Küresel çanak yalayıcılığı
İlmi hizmet ettiği kitleden menkul bir ekonomi profosörü diyor ki: "Maliye ve para politikası uyuşmazlığı, enflasyonun dizginlenmesini zorlaştırıyor."
25 buçuklara vuran enflasyon rakamı, artık mazi oldu... Geçtiğimiz ayın fiyat ortalamalarının hemen hepsinde yüzde on civarında indirimler yapıldı, yapılıyor. 4 binin üzerinde üründe usulsüz ürünle ilgili savunma istendi, isteniyor, istenecek; cezalar kesilip hasar gün be gün elden geldiğince telafi ediliyor... Hal bu iken, trilyon dolarlık fonların açtığı savaşa karşı direnmeye çalışıyorken ve tahminler yüzde 26 hatta 30'larda iken, tefeciler aylık faizleri yüzde 40'lara çıkarmışken... Yüzde 25 'lik enflasyon milletçe topyekun mücadele edilecek bir düşman iken... Ekranlar çıkıp "hükümet istifa" diyen sadece sahibi için havlayan bir uyuz zavallıdır.
Önümüzdeki ay iddia ediyorum ki bu şartlardaki gidişle enflasyon yüzde 22 civarında olur.
Temel yapı ve teknik grafik analizlerinin sonucu bu iken hiper enflasyon çığırtkanlığı yapmak düpedüz ihanettir.
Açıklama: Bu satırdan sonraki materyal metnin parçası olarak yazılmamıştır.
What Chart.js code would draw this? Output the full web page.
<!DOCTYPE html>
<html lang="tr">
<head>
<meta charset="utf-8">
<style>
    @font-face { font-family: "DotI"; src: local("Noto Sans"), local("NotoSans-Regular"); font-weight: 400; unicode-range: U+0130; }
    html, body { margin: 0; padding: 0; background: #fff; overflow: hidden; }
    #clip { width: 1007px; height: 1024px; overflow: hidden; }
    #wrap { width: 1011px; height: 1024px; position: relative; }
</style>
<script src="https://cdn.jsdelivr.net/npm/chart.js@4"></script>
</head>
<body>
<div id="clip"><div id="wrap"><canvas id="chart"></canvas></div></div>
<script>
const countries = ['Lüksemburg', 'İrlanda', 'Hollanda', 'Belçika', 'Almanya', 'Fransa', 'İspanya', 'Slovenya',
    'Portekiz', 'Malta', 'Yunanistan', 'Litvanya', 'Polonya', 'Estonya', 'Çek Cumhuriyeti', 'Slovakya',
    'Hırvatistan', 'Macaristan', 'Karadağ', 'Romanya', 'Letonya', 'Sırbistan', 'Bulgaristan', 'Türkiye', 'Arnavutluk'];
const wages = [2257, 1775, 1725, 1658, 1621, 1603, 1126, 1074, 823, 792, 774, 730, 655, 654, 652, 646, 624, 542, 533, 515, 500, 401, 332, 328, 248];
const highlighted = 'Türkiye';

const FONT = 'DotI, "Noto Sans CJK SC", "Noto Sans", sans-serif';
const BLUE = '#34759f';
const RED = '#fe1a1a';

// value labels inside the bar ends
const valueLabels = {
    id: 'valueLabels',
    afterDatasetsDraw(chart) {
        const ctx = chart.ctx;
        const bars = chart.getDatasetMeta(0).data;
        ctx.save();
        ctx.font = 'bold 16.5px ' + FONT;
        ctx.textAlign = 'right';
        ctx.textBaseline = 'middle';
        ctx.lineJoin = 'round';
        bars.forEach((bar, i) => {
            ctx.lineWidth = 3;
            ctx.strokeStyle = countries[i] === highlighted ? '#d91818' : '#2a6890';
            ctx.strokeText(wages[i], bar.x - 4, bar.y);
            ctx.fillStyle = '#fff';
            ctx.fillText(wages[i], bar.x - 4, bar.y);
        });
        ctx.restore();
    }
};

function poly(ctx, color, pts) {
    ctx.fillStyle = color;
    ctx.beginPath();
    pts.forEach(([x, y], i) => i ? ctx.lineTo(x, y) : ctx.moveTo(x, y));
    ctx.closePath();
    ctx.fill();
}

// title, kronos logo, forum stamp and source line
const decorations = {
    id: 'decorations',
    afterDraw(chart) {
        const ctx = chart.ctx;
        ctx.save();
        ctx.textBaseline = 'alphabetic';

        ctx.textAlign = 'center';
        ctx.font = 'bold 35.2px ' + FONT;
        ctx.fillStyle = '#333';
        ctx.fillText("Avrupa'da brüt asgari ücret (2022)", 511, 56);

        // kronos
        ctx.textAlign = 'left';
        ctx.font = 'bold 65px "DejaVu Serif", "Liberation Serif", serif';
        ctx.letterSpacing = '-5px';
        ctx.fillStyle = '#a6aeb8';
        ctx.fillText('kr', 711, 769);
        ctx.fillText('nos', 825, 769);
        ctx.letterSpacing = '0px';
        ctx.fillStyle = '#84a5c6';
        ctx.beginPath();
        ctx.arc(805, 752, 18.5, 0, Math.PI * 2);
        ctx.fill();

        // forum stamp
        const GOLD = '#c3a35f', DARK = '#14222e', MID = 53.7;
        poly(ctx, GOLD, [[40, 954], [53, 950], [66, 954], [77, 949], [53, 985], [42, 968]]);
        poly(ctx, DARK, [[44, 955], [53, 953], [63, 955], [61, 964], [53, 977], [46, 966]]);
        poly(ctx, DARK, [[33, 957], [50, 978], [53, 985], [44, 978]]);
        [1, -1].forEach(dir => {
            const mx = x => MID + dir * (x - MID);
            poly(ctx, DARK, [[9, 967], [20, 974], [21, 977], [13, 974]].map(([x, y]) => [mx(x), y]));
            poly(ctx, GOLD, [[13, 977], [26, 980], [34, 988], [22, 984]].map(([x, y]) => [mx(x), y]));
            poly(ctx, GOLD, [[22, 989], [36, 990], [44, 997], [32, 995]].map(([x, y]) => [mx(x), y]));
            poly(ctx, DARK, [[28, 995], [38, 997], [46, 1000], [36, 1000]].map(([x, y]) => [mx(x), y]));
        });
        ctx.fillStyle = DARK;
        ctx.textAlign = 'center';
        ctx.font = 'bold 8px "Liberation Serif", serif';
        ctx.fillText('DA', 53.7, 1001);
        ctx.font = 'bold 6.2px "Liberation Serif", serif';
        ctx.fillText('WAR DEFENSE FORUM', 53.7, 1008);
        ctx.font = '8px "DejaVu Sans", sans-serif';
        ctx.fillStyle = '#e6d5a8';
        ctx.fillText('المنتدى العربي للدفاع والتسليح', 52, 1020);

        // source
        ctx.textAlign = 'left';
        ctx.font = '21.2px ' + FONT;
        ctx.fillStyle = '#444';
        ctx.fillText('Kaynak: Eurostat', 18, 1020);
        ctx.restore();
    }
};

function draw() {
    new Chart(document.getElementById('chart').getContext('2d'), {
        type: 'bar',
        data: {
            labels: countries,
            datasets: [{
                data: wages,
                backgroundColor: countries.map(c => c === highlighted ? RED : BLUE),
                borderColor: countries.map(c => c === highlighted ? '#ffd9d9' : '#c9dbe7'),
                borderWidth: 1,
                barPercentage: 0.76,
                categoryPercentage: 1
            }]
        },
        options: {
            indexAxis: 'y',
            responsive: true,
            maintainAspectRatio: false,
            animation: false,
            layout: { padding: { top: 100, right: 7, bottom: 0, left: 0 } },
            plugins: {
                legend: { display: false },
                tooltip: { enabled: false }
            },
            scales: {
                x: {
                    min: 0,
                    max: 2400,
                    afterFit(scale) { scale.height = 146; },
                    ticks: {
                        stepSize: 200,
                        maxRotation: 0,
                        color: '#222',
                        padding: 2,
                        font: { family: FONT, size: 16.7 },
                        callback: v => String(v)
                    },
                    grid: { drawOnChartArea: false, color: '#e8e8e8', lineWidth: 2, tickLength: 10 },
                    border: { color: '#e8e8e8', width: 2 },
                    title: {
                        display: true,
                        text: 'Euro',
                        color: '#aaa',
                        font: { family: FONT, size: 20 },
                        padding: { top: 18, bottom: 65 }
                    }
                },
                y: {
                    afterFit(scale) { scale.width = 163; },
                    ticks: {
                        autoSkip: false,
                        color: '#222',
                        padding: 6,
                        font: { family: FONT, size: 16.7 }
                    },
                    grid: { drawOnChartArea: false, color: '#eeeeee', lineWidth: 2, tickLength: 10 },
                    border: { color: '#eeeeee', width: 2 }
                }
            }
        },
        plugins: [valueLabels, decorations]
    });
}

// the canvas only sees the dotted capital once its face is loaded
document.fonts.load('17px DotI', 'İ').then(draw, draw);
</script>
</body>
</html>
Hele ki bunu prof unvanlı bir şarlatan yapıyorsa, ihanetin dik âlâsıdır.
Ekonomide güven unsuru, terazinin bir tarafına, kalan bütün etkenler bir tarafa... Güven duygusu ağır basarsa, enflasyon diye birşey kalmaz.
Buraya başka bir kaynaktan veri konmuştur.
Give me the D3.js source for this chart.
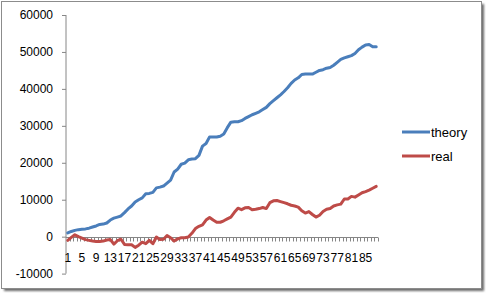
<html>
<head>
<meta charset="utf-8">
<script src="https://d3js.org/d3.v7.min.js"></script>
<style>
  body { margin: 0; background: white; }
  text { font-family: "Liberation Sans", Arial, sans-serif; }
</style>
</head>
<body>
<script>
  // data
  var theory = [1000,1400,1700,1900,2000,2100,2300,2600,2900,3300,
                3400,3700,4500,5000,5300,5600,6500,7500,8300,9400,
                10000,10500,11600,11700,12000,13200,13400,13700,14500,15300,
                17500,18300,19600,19900,20800,21000,21100,22000,24500,25200,
                27000,27000,27000,27200,27800,29500,31000,31100,31100,31400,
                32000,32500,33000,33400,33800,34400,35000,36000,36800,37600,
                38400,39300,40300,41500,42400,43000,43900,44000,44000,44000,
                44500,45000,45200,45600,45800,46400,47200,48000,48400,48700,
                49000,49600,50600,51300,51900,52000,51400,51400];
  var real = [-1000,-200,500,0,-400,-800,-1000,-1200,-1300,-1300,
              -1200,-900,-800,-2000,-1100,-700,-2100,-2200,-2200,-2900,
              -2300,-1500,-1900,-1000,-1900,-100,-800,-700,300,-300,
              -1200,-600,-300,-300,-100,900,2200,2800,3200,4500,
              5200,4500,3900,3900,4300,4800,5300,6600,7700,7300,
              7800,7900,7300,7400,7600,7900,7600,9200,9700,9800,
              9500,9200,8900,8500,8300,8000,7000,6400,6800,6000,
              5300,5800,6800,7400,7600,8300,8600,8800,10200,10200,
              10900,10700,11300,11900,12200,12600,13100,13600];
  var categories = d3.range(1, theory.length + 1);
  var yTicks = [-10000, 0, 10000, 20000, 30000, 40000, 50000, 60000];
  var seriesNames = ["theory", "real"];
  var colors = ["#4a7ebb", "#be4b48"];

  var width = 487, height = 294;
  var svg = d3.select("body").append("svg")
    .attr("width", width).attr("height", height)
    .style("display", "block");

  // frame + shadow
  var defs = svg.append("defs");
  defs.append("filter").attr("id", "blur")
    .append("feGaussianBlur").attr("stdDeviation", 1.2);
  svg.append("rect").attr("x", 4).attr("y", 4).attr("width", 480).attr("height", 287)
    .attr("fill", "#6b6b6b").attr("filter", "url(#blur)");
  svg.append("rect").attr("x", 1.5).attr("y", 1.5).attr("width", 480).attr("height", 287)
    .attr("fill", "white").attr("stroke", "#8c8c8c");

  var x = d3.scaleBand().domain(categories).range([66, 378]);
  var y = d3.scaleLinear().domain([-10000, 60000]).range([273.6, 15]);

  // y axis
  var yAxis = svg.append("g").attr("transform", "translate(66,0)")
    .call(d3.axisLeft(y).tickValues(yTicks).tickSize(4).tickPadding(9)
      .tickFormat(function(d) { return String(d); }));
  yAxis.selectAll("path,line").attr("stroke", "#868686");
  yAxis.select(".domain").attr("d", "M0," + y(-10000) + "V" + y(60000));
  yAxis.selectAll("text").attr("font-size", 12).attr("fill", "#000")
    .attr("font-family", "Liberation Sans, Arial, sans-serif");

  // x axis at zero
  var y0 = Math.round(y(0)) + 0.5;
  svg.append("line").attr("x1", 66).attr("x2", 378).attr("y1", y0).attr("y2", y0)
    .attr("stroke", "#868686");
  svg.append("g").selectAll("line").data(categories).enter().append("line")
    .attr("x1", function(d) { return Math.round(x(d) + x.bandwidth()) + 0.5; })
    .attr("x2", function(d) { return Math.round(x(d) + x.bandwidth()) + 0.5; })
    .attr("y1", y0).attr("y2", y0 + 4)
    .attr("stroke", "#868686");
  svg.append("g").selectAll("text")
    .data(categories.filter(function(d) { return (d - 1) % 4 == 0; }))
    .enter().append("text")
    .attr("x", function(d) { return x(d) + x.bandwidth() / 2; })
    .attr("y", 262)
    .attr("text-anchor", "middle")
    .attr("font-size", 12)
    .text(function(d) { return d; });

  // lines
  var line = d3.line()
    .x(function(d, i) { return x(categories[i]) + x.bandwidth() / 2; })
    .y(function(d) { return y(d); });
  [theory, real].forEach(function(s, k) {
    svg.append("path").datum(s)
      .attr("d", line)
      .attr("fill", "none")
      .attr("stroke", colors[k])
      .attr("stroke-width", 3)
      .attr("stroke-linejoin", "round")
      .attr("stroke-linecap", "round");
  });

  // legend
  var leg = svg.append("g").selectAll("g").data(seriesNames).enter().append("g")
    .attr("transform", function(d, i) { return "translate(402," + (132 + i * 24) + ")"; });
  leg.append("line").attr("x1", 0).attr("x2", 28).attr("y1", 0).attr("y2", 0)
    .attr("stroke", function(d, i) { return colors[i]; })
    .attr("stroke-width", 3);
  leg.append("text").attr("x", 29).attr("y", 4.5)
    .attr("font-size", 13)
    .text(function(d) { return d; });
</script>
</body>
</html>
Gazali İslami para tanımını yaparken, sadece mübadele aracı olarak tanımlamamış; "para ekonominin uzlaşma aracıdır" demiştir...
Uzlaşılan parasal değeri piyasa oluşturur. Piyasada güven yıkılırsa ve hele ki, bu koca koca bebek zekalı proflar tarafından yapılırsa, kimin çanağından beslendiklerini de ilan etmek lazımdır.
Bilmek lazımdır ki, bunlar Allah inancına sahip değiller... Bilmek lazımdır ki, bunlar, küresel sermayenin çanak yalayıcısıdırlar. Bilmek lazımdır ki, bunların biri gider, biri gelir.
O halde ne yapmalı? En azından, piyasada karar verme merciindekiler, paraya tapan ruhsuzlardan arındırılsın yeter. Yoksa bu piyasayı biliyorum; bu piyasada herkes birgün kendisine gelecek olan küresel çanak yalayıcılığına soyunma sırasını bekler... Bu çanakta iki anahtar hayali bu ruhsuzlara yeter de artar bile.
Durum budur ve zarları kırmadan çözüm yoktur.
***
Sabah çok erken çıktım evden... İstanbul'u doğudan batıya, iki defa gittim geldim.
Neyse... Gece 23:30...
Acele eve gitmem lazım. Çocuk bir saat önce telefon etti. Anahtarını evde unutmuş, kapı önünde merdivende oturuyor.
Aydos 5 nolu kapının oralardayım. Bir köpek çığlığı duydum. Aynı anda ilerideki virajdan dönen iki farklı araç... Sonra iki köpek, benden tarafa geliyor.
Köpeğin biri sonradan dikkatimi çekti. Üç ayak üzerinde, tökezleyerek yürüyor. Yaklaşınca çağırdım.
Sesimi duyunca ikisi de kaçtılar. Tekrar seslendim, çağırdım. Tel örgünün kenarında çömeldim bekledim. Bir şey verecekmiş gibi çağırmaya devam edince sağlam olanı biraz yaklaştı; arkasından da ayağını öne doğru uzatmış olan bakıyordu.
Köpeğin ayağı ezilmiş ve resmen inliyordu.
En son güvenlerini kazandım. Yaralı olanını tuttum. Yoldan geçen araç olsa durduracağım. Bu saatte buralar çok tenha olur.
Çocuk merdivende bekliyor...
Rehberde bir taksi durağı vardı. Aradım... Adres tarif ederken hızlıca iki araç geçti. El ile işaret ederken daha da hızlandı, bir de sert bir korna çaldı. Peş peşe gittiler.
Sonra birden, yaralı köpek yelelerini yumuşakça tuttuğum elimden sıyrıldı. Teldeki aralıktan ormana daldılar. Yaralı olan sızlayarak bir ayağı havada ilerliyordu.
Peşlerinden gitmedim. Taksi durağına adresi tam tarif edememiştim. Çocuk tekrar arıyordu.
Eve geldim ama aklım, şimdi Aydos'un derinliklerinde sızısını ormanla paylaşan o köpekte.